▸ Problem
Print the entries below word for word; the pictures stay out of your copy.

Records from a dataset
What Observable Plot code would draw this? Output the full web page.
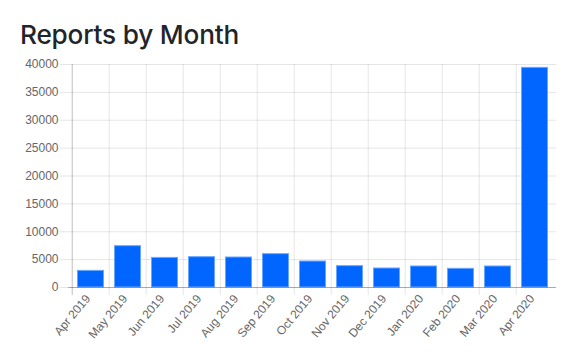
<!DOCTYPE html>
<html>
<head>
<meta charset="utf-8">
<script src="https://cdn.jsdelivr.net/npm/d3@7"></script>
<script src="https://cdn.jsdelivr.net/npm/@observablehq/plot@0.6"></script>
<style>
  html, body { margin: 0; padding: 0; background: #fff; }
  #title { font-family: Inter, "Noto Sans", sans-serif; font-weight: 500; font-size: 26.2px; color: #212529; margin: 0; padding: 17px 0 0 20px; height: 37px; line-height: 36px; letter-spacing: -0.2px; white-space: nowrap; }
  #chart { display: block; }
</style>
</head>
<body>
<div id="title">Reports by Month</div>
<div id="chart"></div>
<script>
const months = ["Apr 2019","May 2019","Jun 2019","Jul 2019","Aug 2019","Sep 2019","Oct 2019","Nov 2019","Dec 2019","Jan 2020","Feb 2020","Mar 2020","Apr 2020"];
const reports = [2980, 7410, 5310, 5440, 5380, 5980, 4660, 3830, 3410, 3770, 3350, 3770, 39400];
const yTicks = [0, 5000, 10000, 15000, 20000, 25000, 30000, 35000, 40000];

const data = months.map((m, i) => ({month: m, value: reports[i]}));

const W = 584, H = 308;
const mL = 68, mR = 28, mT = 10, mB = 75;
const bw = (W - mL - mR) / months.length;

const chart = Plot.plot({
  width: W,
  height: H,
  marginLeft: mL,
  marginRight: mR,
  marginTop: mT,
  marginBottom: mB,
  style: {fontFamily: "'Liberation Sans', Arial, Helvetica, sans-serif", fontSize: "12px", color: "#666", background: "#fff"},
  x: {type: "band", domain: months, padding: 0, label: null},
  y: {domain: [0, 40000], label: null},
  marks: [
    Plot.ruleY(yTicks, {stroke: "#000", strokeOpacity: 0.1, insetLeft: -8}),
    Plot.ruleX(months.slice(1), {x: d => d, dx: -bw / 2, stroke: "#000", strokeOpacity: 0.1, insetBottom: -8}),
    Plot.ruleX(months.slice(0, 1), {x: d => d, dx: -bw / 2, stroke: "#000", strokeOpacity: 0.25, insetBottom: -8}),
    Plot.barY(data, {x: "month", y: "value", fill: "#0066ff", stroke: "#6aa6ff", strokeWidth: 1, insetLeft: 5.5, insetRight: 5.5}),
    Plot.ruleY([0], {stroke: "#000", strokeOpacity: 0.25}),
    Plot.axisY({ticks: yTicks, tickSize: 0, tickPadding: 10, tickFormat: d => String(d), fill: "#666", fontSize: 12, label: null}),
    Plot.axisX({tickRotate: -50, tickSize: 0, tickPadding: 9, dx: -3, fill: "#666", fontSize: 12, label: null})
  ]
});
document.getElementById("chart").appendChild(chart);
</script>
</body>
</html>
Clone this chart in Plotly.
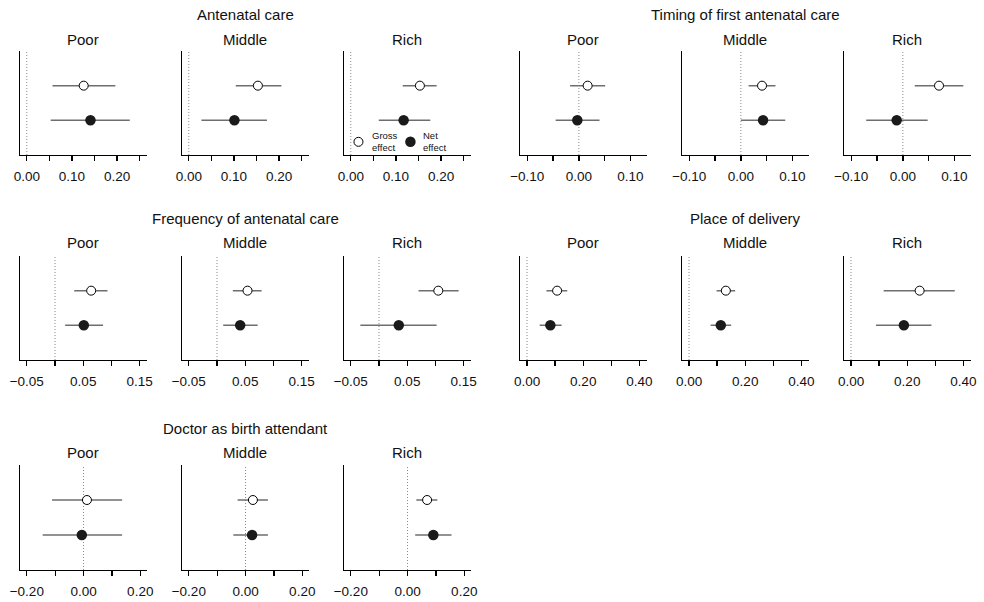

▸ Solution to the problem
What Observable Plot code would draw this? Output the full web page.
<!DOCTYPE html>
<html>
<head>
<meta charset="utf-8">
<script src="https://cdn.jsdelivr.net/npm/d3@7"></script>
<script src="https://cdn.jsdelivr.net/npm/@observablehq/plot@0.6"></script>
<style>
  html, body { margin: 0; padding: 0; background: #fff; }
  #title { font-family: Inter, "Noto Sans", sans-serif; font-weight: 500; font-size: 26.2px; color: #212529; margin: 0; padding: 17px 0 0 20px; height: 37px; line-height: 36px; letter-spacing: -0.2px; white-space: nowrap; }
  #chart { display: block; }
</style>
</head>
<body>
<div id="title">Reports by Month</div>
<div id="chart"></div>
<script>
const months = ["Apr 2019","May 2019","Jun 2019","Jul 2019","Aug 2019","Sep 2019","Oct 2019","Nov 2019","Dec 2019","Jan 2020","Feb 2020","Mar 2020","Apr 2020"];
const reports = [2980, 7410, 5310, 5440, 5380, 5980, 4660, 3830, 3410, 3770, 3350, 3770, 39400];
const yTicks = [0, 5000, 10000, 15000, 20000, 25000, 30000, 35000, 40000];

const data = months.map((m, i) => ({month: m, value: reports[i]}));

const W = 584, H = 308;
const mL = 68, mR = 28, mT = 10, mB = 75;
const bw = (W - mL - mR) / months.length;

const chart = Plot.plot({
  width: W,
  height: H,
  marginLeft: mL,
  marginRight: mR,
  marginTop: mT,
  marginBottom: mB,
  style: {fontFamily: "'Liberation Sans', Arial, Helvetica, sans-serif", fontSize: "12px", color: "#666", background: "#fff"},
  x: {type: "band", domain: months, padding: 0, label: null},
  y: {domain: [0, 40000], label: null},
  marks: [
    Plot.ruleY(yTicks, {stroke: "#000", strokeOpacity: 0.1, insetLeft: -8}),
    Plot.ruleX(months.slice(1), {x: d => d, dx: -bw / 2, stroke: "#000", strokeOpacity: 0.1, insetBottom: -8}),
    Plot.ruleX(months.slice(0, 1), {x: d => d, dx: -bw / 2, stroke: "#000", strokeOpacity: 0.25, insetBottom: -8}),
    Plot.barY(data, {x: "month", y: "value", fill: "#0066ff", stroke: "#6aa6ff", strokeWidth: 1, insetLeft: 5.5, insetRight: 5.5}),
    Plot.ruleY([0], {stroke: "#000", strokeOpacity: 0.25}),
    Plot.axisY({ticks: yTicks, tickSize: 0, tickPadding: 10, tickFormat: d => String(d), fill: "#666", fontSize: 12, label: null}),
    Plot.axisX({tickRotate: -50, tickSize: 0, tickPadding: 9, dx: -3, fill: "#666", fontSize: 12, label: null})
  ]
});
document.getElementById("chart").appendChild(chart);
</script>
</body>
</html>
Clone this chart in Plotly.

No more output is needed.